March 6
The Price of Today’s Ride
Much of my spiritual awakening has been spent separating myself from the nightmare of the past, reassuring myself that in fact, it the horror, is over. As my present has improved my reactions are still invested with the hide or fly coping of a child dealing with terror. Things get better yet barricades are erected, departing flights secured. Disengaging the clutch of fingers wrapped so tightly around the escape hatch takes a great deal of my short supply of faith and confidence. Laying down my anticipatory reluctance in favor of optimism has had the breathtaking feel of pain, though in fact it was only the separation from a poisonous crutch and the vacuum it creates. Allowing myself to see beauty at the same time as I deal with the truth of the past; standing in the full light of morning and not blocking out the brilliant pain of night is the outstanding gift my spiritual path affords me.
Open stored creativity
*
ECHOES OF ACTION
Squares of light outline a patchwork on walls and ceiling.
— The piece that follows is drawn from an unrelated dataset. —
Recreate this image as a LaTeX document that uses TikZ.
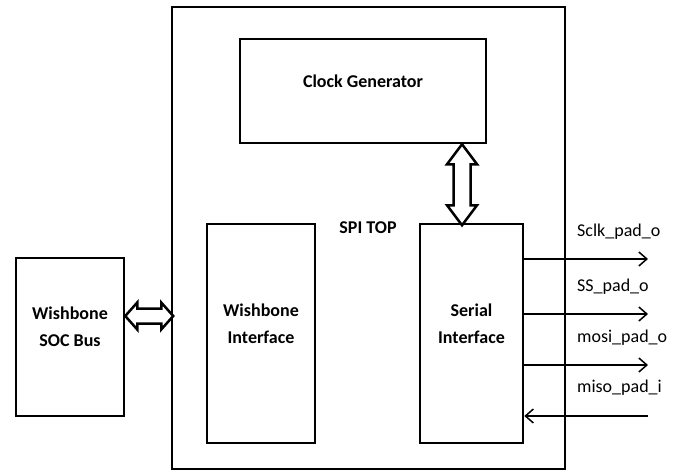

Ripples of water formed this ancient glass.
Three hundred years these waves have shone through those panes.
Three hundred years these waves have held,
Like stability in a world of change.
Looking through the window
The City rams life down it's own throat.
The ripples are invisible,
Caressing currents imbed the glass
The wavelengths shining projections only with the street lights.
How much mundane activity is captured,
Only revealing itself surreptitiously.
What is not echoed from year to year comes to final rest.
My voice does not terminate at my mouth
How therefore can I consider a blunted end to my behavior?